Rajon Rondo vs. The New Orleans Saints

MAN CRUSH OF THE WEEK: RAJON RONDO

So your team is thinking about trading you because they don’t want to build around you. So what do you do? Go out and dominate Jeremy Lin and get all historic on national TV.

Rondo put up a triple-double, and it wasn’t the Ricky Davis kind. It was the, ‘Hey, he might actually go 20-20-20’ kind that had Magic Johnson raving about him after the game. Rondo grabbed a career-high 17 boards, added 20 assists, and most impressively put up 18 points, a remarkable feat for a guy who can’t shoot a basketball.

After the game the general mood about the Celtics changed from them having no chance this year to them having the possibility of having some chance this year. And it’s all basically do to Rondo. Plus he managed to quiet Linsanity, which might be his most important contribution.

Granted, Rondo probably ended up hurting not only his own chances at winning a championship, but the Celtics as well since there’s really no way in the world the Celtics will win this year or for the foreseeable future. Although maybe on whatever planet Rondo is from they still have a chance.

So now he’ll probably stay with a franchise going nowhere but the Country Kitchen Buffet.

But hey, it was a good game Rondo.

 

DOUCHEBAG OF THE WEEK: THE NEW ORLEANS SAINTS

Football is a violent game. I mean, the whole point of defense is to hit a guy so hard he falls into the ground and maybe even loses the football. So rewarding players for hitting other dudes is seemingly a good idea.

But there’s a fine line between crushing a receiver and intentionally hurting a guy. Sort of.

If you are the NFL who is facing a kind of a big problem with the whole getting sued by a bunch of ex-players with debilitating long-term injury thing, a team running a bounty scheme seems like relatively poor timing.
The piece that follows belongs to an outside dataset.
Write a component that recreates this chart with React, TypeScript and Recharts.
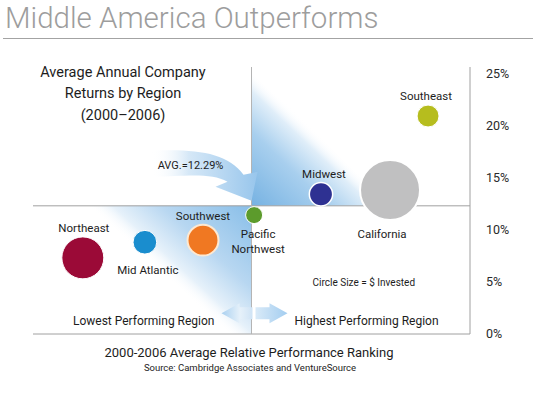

It shouldn’t be a surprise that stuff like this goes on. People’s faces get stomped on relatively indiscreetly. The problem is it came out, with the NFL identifying between 22-27 players involved.

How is this not worse then the steroids in baseball thing? With steroids, you only harm yourself. You don’t try to hurt anyone else other than people sitting 15 rows back over the outfield fence with a baseball you hit. It’s one of the lowest on-field moments of recent sports.

Granted, it first came to attention when it appeared the Saints were intentionally trying to injure Brett Favre during the playoffs, so there was some upside to it.

Joking aside, any sort of positive association people had with the Saints in the aftermath of Katrina is probably gone. You can’t even pretend to think Drew Brees’ birthmark is ‘cute’ anymore. And deservingly too. It’s hard to remember that football is a game for entertainment, although one that gets people super rich and is one of the main focuses of much of America. But intentionally hurting dudes for money is what the mafia does.

But the Saints, being masters of PR, went out and did pretty much the only thing that could get people distracted from their scandal: Talk about signing noted model citizen Randy Moss.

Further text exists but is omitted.